Начальник штаба Артемьев улыбнулся, когда узнал причину происшедшего.
На коне я держался хорошо и умел играть сигналы на скаку, за что на смотре инспектор военных оркестров Красной армии, известный капельмейстер Семен Александрович Чернецкий, наградил меня десятью рублями. На эти деньги мне были куплены первые в моей жизни настоящие коньки. У нас в Нежине на всю семью был один конек, деревянный, с металлической оправой из толстой проволоки.
Я всегда с завистью смотрел, как на занятиях взрослые всадники на конях скакали через барьеры. Музыканты скакали тоже, но мне не разрешалось, хотя я был уже большим - мне шел две- надцатый год. Пока взрослые скакали, я на своей кобылке ездил шагом вокруг да около.
Но однажды старшина Лашин, наш баритонист (фамилия его почему-то мне запомнилась), с мягкой и доброй улыбкой обратился ко мне: "Докшицер маленький (так меня называли потому, что в оркестре были еще два Докшицера, Лев и Александр), а ну, попробуй тоже!" Наблюдая за взрослыми, я усвоил, что когда конь идет на прыжок, всадник, помогая ему, привстает в седле, отпускает поводок и пружинит в коленях. Так я и сделал. Барьер был невысокий.

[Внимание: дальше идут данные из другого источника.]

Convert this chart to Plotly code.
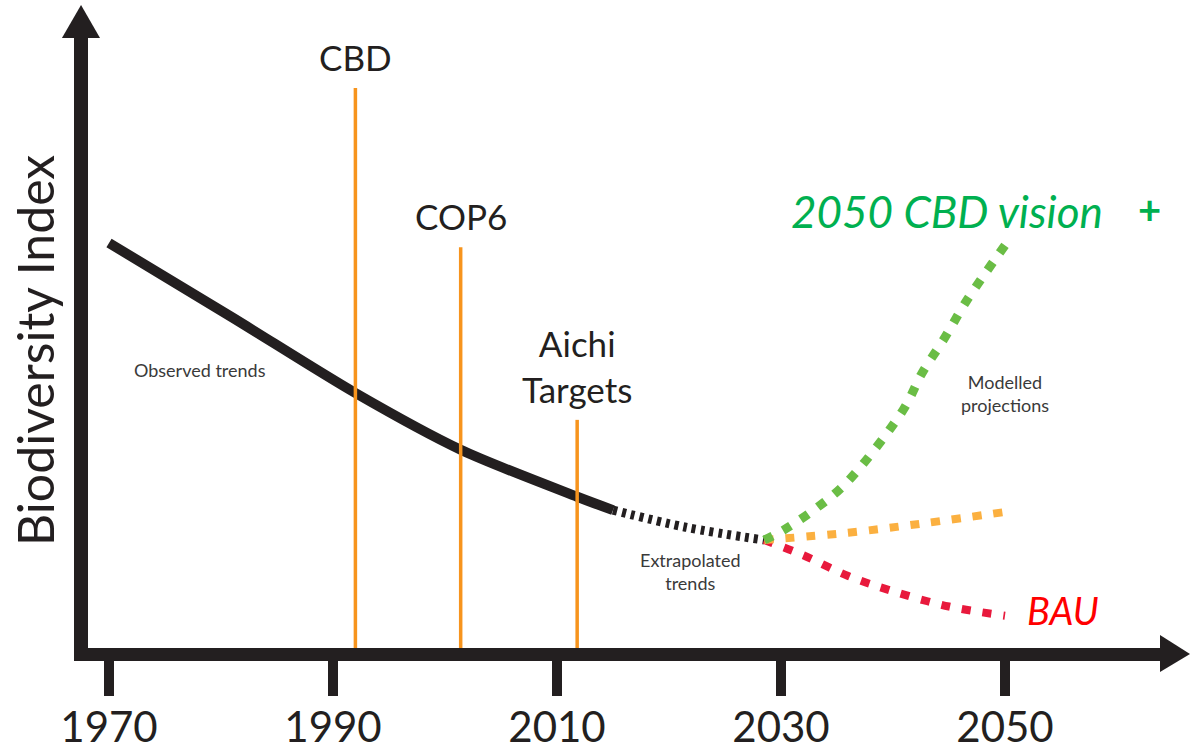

Лашин разогнал мою старушку - ей, очевидно, было в радость вспомнить былую прыть, - я привстал на коленях, готовый к прыжку... Но лошадь вдруг остановилась перед самым барьером, как вкопанная! От неожиданности я перелетел с седла на ее шею и, потеряв поводок, судорожно ухватился руками за гриву. По инерции она тоже не смогла устоять и, с места перескочив через барьер, начала метаться по полю, стараясь сбросить меня с шеи. Если бы взрослые не остановили ее, я бы мог оказаться под копытами...
Капельмейстер оркестра (теперь говорят дирижер или начальник оркестра) Анатолий Игнатьевич Чижов позаботился о моей учебе в общеобразовательной и музыкальной школах. В первый год службы меня не брали летом на ежедневные лагерные учения, куда с утра, под звуки оркестра, отправлялись все эскадроны полка. Меня оставляли у лагерных палаток заниматься.
Поскольку я еще не знал, как это делать и насколько это необходимо, то отвлекался и большее время проводил на спортивной площадке с мячом или вертелся по-обезьяньи на трапециях.
Чижов в полку пробыл года два, потом куда-то был переведен. Не миновала его и кара "врага народа", как и многих военачальников в сталинское время. Однако мне еще суждено было служить в годы войны под его началом в образцовом оркестре Московского военного округа.
Вместо Чижова начальником оркестра стал капельмейстер Коган. Он был значительно старше Чижова, на лошади держался едва-едва, ко мне относился по-отцовски. После 3 лет службы в оркестре 62 кавалерийского полка, по совету моего старшего брата Льва, обучающегося уже на военно-дирижерском факультете Московской консерватории, я решил тоже уйти из армии - учиться. Но Коган хотел все же задержать меня в оркестре. Зная, что я мечтаю иметь свой экземпляр лучшего и единственного в то время учебника для трубы "Школа Арбана", которой в продаже не было, он повез меня якобы для получения "Школы" к Семену Александровичу Чернецкому, автору военных маршей, много лет проводившему парады на Красной площади, но тоже не избежавшему сталинской участи "врага народа". Ему инкриминировалась подрывная, антисоветская деятельность, в частности за то, что на очередном параде сводный оркестр, управляемый им, начал шагать под правую ногу и этим сбил шествие армейских колонн.